Cave left West Berlin shortly before its fall in 1989. He moved to Sao Paulo. The Brazilian city was to have a direct effect on the mood of his songs; much of 1990's LP The Good Son was devoted to trying to capture the evasive feelings suggested by the Portuguese word saudade, meaning something like yearning or longing. 1990 also marked the publication of And the Ass Saw the Angel, a stunning literary success that won Time Out's Book of the Year Award.

The Bad Seeds were now to re-evolve again with the subsequent departure of Powers and Wolf. Bassist Martyn P. Casey (Formerly of The Triffids) and keyboards maestro Conway Savage entered the fold for 1992's Henry's Dream. The magnetizing effect of this new lineup was keenly felt on 1993's Live Seeds LP, which cast many of the Henry's Dream songs in a still more impressive setting.

The Bad Seeds' creativity continued to soar to ever-heightened peaks over their next three releases. 1994's imaginative feast, Let Love In, was produced by Tony Cohen, whose association with Cave dates back to The Birthday Party Days.

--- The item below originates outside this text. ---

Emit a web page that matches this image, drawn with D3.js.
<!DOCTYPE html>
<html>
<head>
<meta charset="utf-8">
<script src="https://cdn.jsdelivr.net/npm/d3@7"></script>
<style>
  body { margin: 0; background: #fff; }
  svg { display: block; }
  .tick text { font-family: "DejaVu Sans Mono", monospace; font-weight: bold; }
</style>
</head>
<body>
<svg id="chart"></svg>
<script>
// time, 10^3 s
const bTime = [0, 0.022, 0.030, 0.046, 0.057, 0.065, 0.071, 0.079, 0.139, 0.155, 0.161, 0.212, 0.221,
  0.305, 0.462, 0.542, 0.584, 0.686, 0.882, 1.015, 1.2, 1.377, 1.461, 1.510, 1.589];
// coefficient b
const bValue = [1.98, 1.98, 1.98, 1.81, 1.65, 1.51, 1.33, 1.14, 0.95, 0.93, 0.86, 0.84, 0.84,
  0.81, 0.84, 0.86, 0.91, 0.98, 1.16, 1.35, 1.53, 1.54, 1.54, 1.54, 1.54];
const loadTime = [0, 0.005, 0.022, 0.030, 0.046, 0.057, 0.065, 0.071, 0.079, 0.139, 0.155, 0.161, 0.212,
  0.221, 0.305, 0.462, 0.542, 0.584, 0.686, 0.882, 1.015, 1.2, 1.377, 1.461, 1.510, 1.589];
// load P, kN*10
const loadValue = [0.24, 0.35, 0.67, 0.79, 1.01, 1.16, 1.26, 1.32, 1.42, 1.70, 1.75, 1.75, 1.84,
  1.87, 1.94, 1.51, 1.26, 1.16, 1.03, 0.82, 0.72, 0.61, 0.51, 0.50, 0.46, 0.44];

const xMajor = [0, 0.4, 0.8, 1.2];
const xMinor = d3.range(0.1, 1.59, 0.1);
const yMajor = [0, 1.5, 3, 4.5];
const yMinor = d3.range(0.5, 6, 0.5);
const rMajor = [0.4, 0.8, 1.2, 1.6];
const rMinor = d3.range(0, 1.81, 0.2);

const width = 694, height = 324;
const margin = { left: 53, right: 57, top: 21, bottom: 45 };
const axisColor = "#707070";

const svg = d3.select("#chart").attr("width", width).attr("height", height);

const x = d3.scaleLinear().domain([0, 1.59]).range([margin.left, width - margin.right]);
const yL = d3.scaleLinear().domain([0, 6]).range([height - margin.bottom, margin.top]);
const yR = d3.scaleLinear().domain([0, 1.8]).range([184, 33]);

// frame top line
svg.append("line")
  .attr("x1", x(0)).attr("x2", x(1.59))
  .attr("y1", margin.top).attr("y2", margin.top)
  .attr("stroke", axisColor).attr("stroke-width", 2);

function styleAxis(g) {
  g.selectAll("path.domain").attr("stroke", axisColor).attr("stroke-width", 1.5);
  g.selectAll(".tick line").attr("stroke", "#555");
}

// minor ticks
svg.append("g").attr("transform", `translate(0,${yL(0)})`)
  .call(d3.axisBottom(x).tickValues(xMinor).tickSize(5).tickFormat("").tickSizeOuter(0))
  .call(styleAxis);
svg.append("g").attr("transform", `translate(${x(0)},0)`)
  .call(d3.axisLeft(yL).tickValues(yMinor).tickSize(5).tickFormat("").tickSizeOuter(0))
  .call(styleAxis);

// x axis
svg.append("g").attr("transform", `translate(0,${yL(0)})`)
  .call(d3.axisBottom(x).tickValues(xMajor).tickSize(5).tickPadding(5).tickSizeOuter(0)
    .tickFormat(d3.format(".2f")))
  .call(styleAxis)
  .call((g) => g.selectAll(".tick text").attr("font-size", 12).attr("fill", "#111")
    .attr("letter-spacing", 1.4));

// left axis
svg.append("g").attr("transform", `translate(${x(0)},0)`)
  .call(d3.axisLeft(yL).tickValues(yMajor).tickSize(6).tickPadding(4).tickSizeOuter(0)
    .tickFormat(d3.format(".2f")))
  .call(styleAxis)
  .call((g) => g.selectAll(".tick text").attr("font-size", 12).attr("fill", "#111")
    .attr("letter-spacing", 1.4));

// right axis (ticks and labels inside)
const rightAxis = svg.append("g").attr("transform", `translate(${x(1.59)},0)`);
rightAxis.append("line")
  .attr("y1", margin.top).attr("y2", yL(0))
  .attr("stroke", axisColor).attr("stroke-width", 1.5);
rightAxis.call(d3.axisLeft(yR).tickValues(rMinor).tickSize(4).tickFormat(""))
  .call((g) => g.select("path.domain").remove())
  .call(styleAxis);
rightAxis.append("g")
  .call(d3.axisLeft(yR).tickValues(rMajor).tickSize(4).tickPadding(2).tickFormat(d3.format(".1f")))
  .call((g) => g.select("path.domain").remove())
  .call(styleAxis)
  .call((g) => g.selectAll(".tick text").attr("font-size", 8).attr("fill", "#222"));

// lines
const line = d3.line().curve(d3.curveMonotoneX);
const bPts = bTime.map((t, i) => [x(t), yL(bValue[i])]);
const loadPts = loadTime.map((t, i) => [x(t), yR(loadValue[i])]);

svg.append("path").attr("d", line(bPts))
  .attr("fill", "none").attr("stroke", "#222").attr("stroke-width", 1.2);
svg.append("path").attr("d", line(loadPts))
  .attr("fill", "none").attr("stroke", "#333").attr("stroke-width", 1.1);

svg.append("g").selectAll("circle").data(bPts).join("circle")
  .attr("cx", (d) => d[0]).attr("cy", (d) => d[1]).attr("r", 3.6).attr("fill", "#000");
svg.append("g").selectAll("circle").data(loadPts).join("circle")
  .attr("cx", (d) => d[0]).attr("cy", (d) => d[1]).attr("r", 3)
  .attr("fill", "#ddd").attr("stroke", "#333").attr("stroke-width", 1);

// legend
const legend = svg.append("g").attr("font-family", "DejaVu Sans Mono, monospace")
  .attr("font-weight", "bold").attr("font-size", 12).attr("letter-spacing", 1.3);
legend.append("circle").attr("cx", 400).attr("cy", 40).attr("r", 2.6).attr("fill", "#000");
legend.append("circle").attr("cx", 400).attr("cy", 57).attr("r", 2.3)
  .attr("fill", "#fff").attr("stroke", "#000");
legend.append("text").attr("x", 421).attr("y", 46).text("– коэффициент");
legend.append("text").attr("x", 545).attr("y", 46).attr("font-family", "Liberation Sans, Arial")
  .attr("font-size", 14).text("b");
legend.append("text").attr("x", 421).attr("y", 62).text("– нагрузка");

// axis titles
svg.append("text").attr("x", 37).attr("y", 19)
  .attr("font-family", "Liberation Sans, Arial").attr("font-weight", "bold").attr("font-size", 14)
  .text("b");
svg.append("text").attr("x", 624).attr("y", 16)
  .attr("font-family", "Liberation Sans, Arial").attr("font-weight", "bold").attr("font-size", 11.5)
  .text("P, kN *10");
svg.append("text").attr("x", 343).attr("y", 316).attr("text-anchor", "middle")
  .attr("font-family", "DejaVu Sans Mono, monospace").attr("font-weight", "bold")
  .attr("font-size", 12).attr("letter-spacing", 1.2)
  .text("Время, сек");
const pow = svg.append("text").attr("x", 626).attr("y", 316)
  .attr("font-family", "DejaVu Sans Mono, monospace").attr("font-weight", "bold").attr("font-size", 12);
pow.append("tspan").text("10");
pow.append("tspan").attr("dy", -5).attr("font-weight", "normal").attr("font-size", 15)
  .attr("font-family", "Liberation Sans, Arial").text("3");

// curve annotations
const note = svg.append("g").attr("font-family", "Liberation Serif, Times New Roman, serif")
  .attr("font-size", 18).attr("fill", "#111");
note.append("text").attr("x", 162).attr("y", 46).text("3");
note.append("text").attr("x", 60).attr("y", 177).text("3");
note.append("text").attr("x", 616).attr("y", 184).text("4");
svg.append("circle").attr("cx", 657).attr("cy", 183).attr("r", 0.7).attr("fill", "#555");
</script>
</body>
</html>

With Cave now based in London, The Bad Seeds' impetus continued apace. 1996's Murder Ballads was a culmination of Cave's longtime fascination with "the language of violence" and allowed for further bold experimentation in musical style. Collaborations with Kylie Minogue and PJ Harvey on the singles "Where the Wild Roses Grow" and "Henry Lee," respectively, led to mainstream chart success and The Bad Seeds widest exposure ever. This album also saw the addition of two new Bad Seeds: Warren Ellis, of Melbourne's The Dirty Three, added vibrant violin, and New York NoWave troubleshooter Jim Sclavunos pitched in atmospheric percussion.

Meanwhile, Cave, Harvey and Bargeld resumed their cinematic links with John Hillcoat, scoring his second feature film, 1996's To Have and To Hold. Cave's second anthology of lyrics and essays, King Ink II, was also published that year.

March 1997 saw the release of The Bad Seed's tenth studio album, The Boatman's Call. Cave's most intensely personal work to date, the music was pared down to a beautiful simplicity, evoking magical atmospheres, while the singer explored the themes of love, faith and loss in unflinching detail. Just as Murder Ballads piled on the visceral details with evident glee, so The Boatman's Call stripped away all the veils of pretense to the bone of the emotions it evoked. The contrast between the two albums say much about Cave and The Bad Seeds' continual quest for excellence and illumination, as well as displaying all the versatility of the most singular ensemble in contemporary music.